So, in this one, Dawn's crazy homesick for Cali and for her dad and Jeff. So, she decides she wants to go for a really long (like 6 months) visit. And her parents work it out, and the trip is happening, and then Dawn spends the rest of the book angsting about how people are coping so well with the fact that she's leaving. And of course she has second thoughts and changes her mind right before the trip, only to have a heart to heart with her mom, which helps her realize she's making the right decision. And we end with Dawn on the plane. Blah.
Subplot: There's this weird charity field-day type competition between Stoneybrook and neighboring Lawrenceville. And of course there are family teams and BSC teams and everyone is all into it, including the townie kids, and apparently we're supposed to think that these kids practicing and getting all competitive is hilarious, as opposed to mainly boring. And Stoneybrook wins, cause why would a town that's never mentioned again in the entire series win?
The plot of this one was really, really boring. Seriously, it alternated between reading about Dawn being all lame or everyone being all lame about the competition-y thing. So, the only things that propelled me through this one are:
- Dawn and Mary Anne making "Tofu Garden Delight." Mary Anne's never heard of arrowroot, which I found a little odd, given the fact that she's a babysitter, and babies eat arrowroot cookies. But maybe that's just me?
- I'm sorry, Dawn, but people in New England are allowed to say that southern California doesn't really have seasons. You can argue with them, but they will probably win.
- Oh, "One of our members, Stacey McGill, got a crush on some guy and started hanging out with him and his friends. Well, they were pretty wild..." is just WRONG. Stacey hung out with them cause she caught the surfing bug. She did NOT have a crush on any of the boys. Manuscript assistant should've read "California Girls" before including that little tidbit.
- Mal, you can only discover a magic land in a wardrobe, not in the back of closet. Narnia is not in Claud's closet. Maybe the black hole of Calcutta, but not Narnia.
- Shut up, Dawn, we know you're all afraid of New York. You don't need to remind us.
- Foosball is not table hockey, ANM. It is nothing like hockey. It's table soccer (or football, for all you non-Americans). Dumbass.
- Okay, so one of the events in Run for Your Money (the stupid charity thingee) is an underwear race, during which you strip and run and have to cross the finish line in your undies. Now, I've never heard of this sort of thing, but I'm hardly one to talk, as I once went to an underwear party, and I walked around looking quite fetching in my skirt and bra. But I swan (heh.). For the event, Sharon bought Richard "a Simpsons tank top undershirt and an oversized pair of boxer shorts with red hearts on them." Stupid sexy Richard.

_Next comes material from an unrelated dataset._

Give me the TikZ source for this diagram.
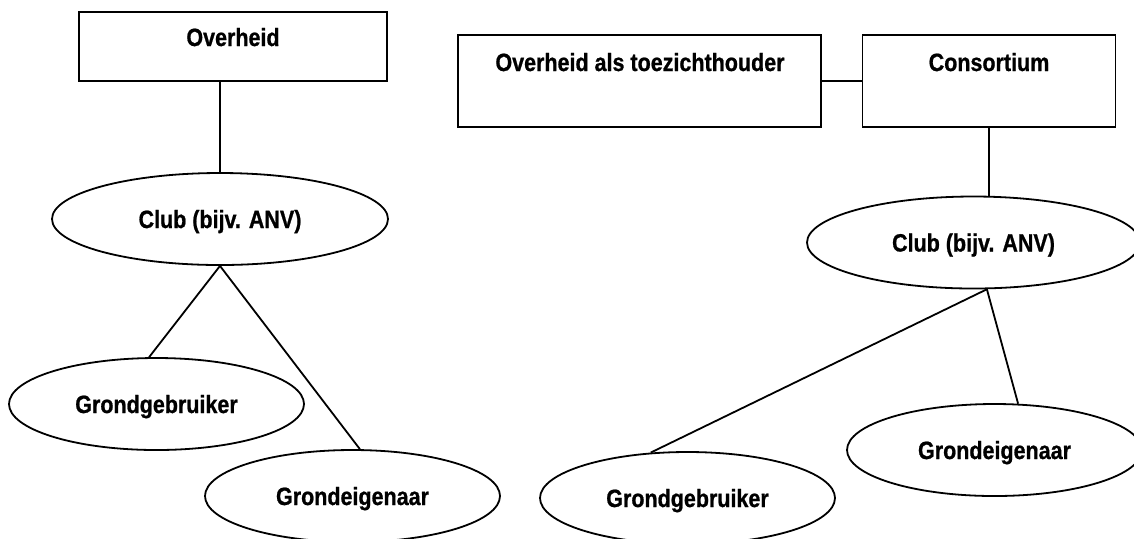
\documentclass[tikz,border=0pt]{standalone}
\usepackage{fontspec}
\setmainfont{Liberation Sans}[FakeStretch=0.86, BoldFeatures={FakeBold=0.8}]
\usetikzlibrary{shapes.geometric}
\begin{document}
\begin{tikzpicture}[x=0.5pt,y=-0.5pt,
  box/.style={draw, line width=0.9pt, rectangle, inner sep=0pt, minimum height=46pt},
  oval/.style={draw, line width=0.9pt, ellipse, inner sep=0pt, minimum height=46pt, minimum width=147.5pt, font=\fontsize{12.5pt}{15pt}\bfseries, text height=9pt, text depth=0pt},
  lbl/.style={font=\fontsize{12.5pt}{15pt}\bfseries, inner sep=0pt, anchor=base},
  link/.style={line width=0.9pt}]
\useasboundingbox (0,0) rectangle (1134,538);
% left diagram
\node[box, minimum width=154pt, minimum height=34.5pt] (ov) at (233,46.5) {};
\node[lbl] (ovtxt) at (233,46) {Overheid};
\node[oval, minimum width=168pt] (club1) at (220,219) {Club (bijv. ANV)};
\node[oval] (gg1) at (156.5,404) {Grondgebruiker};
\node[oval] (ge1) at (352.5,496) {Grondeigenaar};
\draw[link] (club1.north) -- (club1.north |- ov.south);
\draw[link] (club1.south) -- (gg1.99);
\draw[link] (club1.south) -- (ge1.81);
% right diagram
\node[box, minimum width=181.5pt] (ovt) at (639.5,81) {};
\node[lbl] (ovttxt) at (640,71) {Overheid als toezichthouder};
\node[box, minimum width=126.5pt] (cons) at (989,81) {};
\node[lbl] (constxt) at (989,71) {Consortium};
\node[oval, minimum width=166.5pt] (club2) at (973.5,242.5) {Club (bijv. ANV)};
\node[oval] (ge2) at (994.5,450) {Grondeigenaar};
\node[oval] (gg2) at (687.5,498) {Grondgebruiker};
\draw[link] (ovt.east) -- (cons.west);
\draw[link] (cons.south) -- (cons.south |- club2.north);
\draw[link] (club2.-74) -- (gg2.129);
\draw[link] (club2.-74) -- (ge2.63);
\end{tikzpicture}
\end{document}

- All the notebook entries in this book are wicket short. And Claud spells Jamie as Jammie. Heh.
- Oh, so Kristy gets crazy bitchy about Dawn leaving, like she's doing it on purpose just to fuck with Kristy and the rest of the BSC. Now, I don't like to defend Dawn, but seriously, the girl has to make the big decisions for herself, not based on how they'll affect the club. So, shut up, Kristy!

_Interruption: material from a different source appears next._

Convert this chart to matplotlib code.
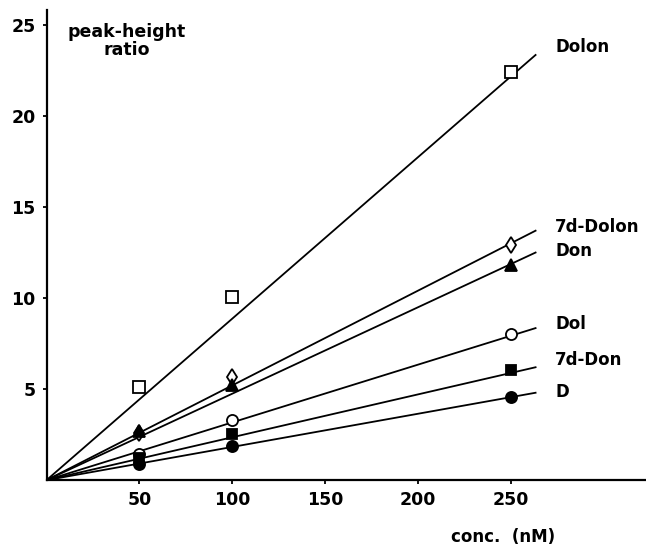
import matplotlib.pyplot as plt

# concentrations (nM)
conc = [50, 100, 250]

names = ["Dolon", "7d-Dolon", "Don", "Dol", "7d-Don", "D"]

# peak-height ratios
dolon = [5.1, 10.05, 22.4]
d7_dolon = [2.6, 5.66, 12.9]
don = [2.7, 5.2, 11.8]
dol = [1.45, 3.3, 8.0]
d7_don = [1.2, 2.55, 6.05]
d = [0.9, 1.87, 4.55]

# regression lines, drawn from the origin to x = 263.5
line_x = [0, 263.5]
line_end = [23.35, 13.7, 12.5, 8.35, 6.2, 4.8]

# label heights at the right end
label_y = [23.8, 13.9, 12.6, 8.6, 6.6, 4.85]

markers = ["s", "d", "^", "o", "s", "o"]
filled = [False, False, True, False, True, True]
sizes = [8, 8, 8, 8, 7, 8]

plt.rcParams["font.family"] = ["DejaVu Sans"]
plt.rcParams["font.weight"] = "bold"

fig = plt.figure(figsize=(6.46, 5.45), dpi=100)
ax = fig.add_axes([0.072, 0.119, 0.928, 0.862])

series = [dolon, d7_dolon, don, dol, d7_don, d]

for i, vals in enumerate(series):
    ax.plot(line_x, [0, line_end[i]], color="black", lw=1.3)
    ax.plot(
        conc,
        vals,
        linestyle="none",
        marker=markers[i],
        markersize=sizes[i],
        markeredgecolor="black",
        markeredgewidth=1.3,
        markerfacecolor="black" if filled[i] else "white",
        zorder=3,
    )
    ax.text(274, label_y[i], names[i], fontsize=12, fontweight="bold",
            va="center", ha="left")

ax.set_xlim(0, 323)
ax.set_ylim(0, 25.8)

ax.set_xticks([50, 100, 150, 200, 250])
ax.set_yticks([5, 10, 15, 20, 25])

ax.spines["top"].set_visible(False)
ax.spines["right"].set_visible(False)
ax.spines["left"].set_linewidth(1.6)
ax.spines["bottom"].set_linewidth(1.6)

ax.tick_params(direction="out", length=3, width=1.3, labelsize=12.5, pad=5)
for lab in ax.get_xticklabels() + ax.get_yticklabels():
    lab.set_fontweight("bold")

ax.text(43.4, 24.1, "peak-height\nratio", fontsize=12.5, fontweight="bold",
        ha="center", va="center", linespacing=1.0)

fig.text(503 / 646, 1 - 537 / 545, "conc.  (nM)", fontsize=12,
         fontweight="bold", ha="center", va="center")

plt.savefig("out.png", dpi=100)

- Hee. It's My Big Fat Greek Family Reunion, complete with whole lambs on spits. Hee.
- Oh, poor Jessy. Her cousin/N.J. best friend Keisha's acting like a sullen teenager. And she has a "bad" friend and is all interested in boys...Well, it's a good thing Mal is emotionally retarded and will never act like a teenage girl.
- Your fashion fix this week comes not from Claud, but from the Spier household: "I put on my one-piece bathing suit, then threw a sweat suit over it [now that's California casual!], and jammed my feet into a pair of sneakers...Mom was racing aroun dthe kitchen, dressed in very chic running shorts, with a matching top, leg warmers, and brand-new white sneakers. Richard was wearing a baggy, stiff pair of jeans; a paint-stained sweat shirt; an dhis brown, hideous 'comfortable walking shoes.'" I'm totally singing "Let's get physical, physical..." while picturing Sharon.
- "Do you know what it's like to be a vegetarian surrounded by nothing but hot dogs, hamburgers, sausage, and fried chicken? Torture!
We finally settled on a stand that sold corn on the cob [Is it hothouse corn?] and bags of peanuts." Yes, Dawn, please bitch some more about how hard it is for you to be all healthy in Connecticut. Please, I haven't heard it enough. Really. I love hearing you whine.
- Oh my god. Another fucking goodbye party with lots of little kids. GET A LIFE AND SOME OTHER FRIENDS YOUR AGE, YOU STUPID BITCHES!
Wow, this was a mean entry. Oh well.
Oh, and the "Dear Reader" page at the end? ANM is all "my big decision was whether or not to go to Smith or Mt. Holyoke, and my heart led me to Smith..." which I think is funny, cause they don't really list her among the illustrious alums in all their promo materials. Hee.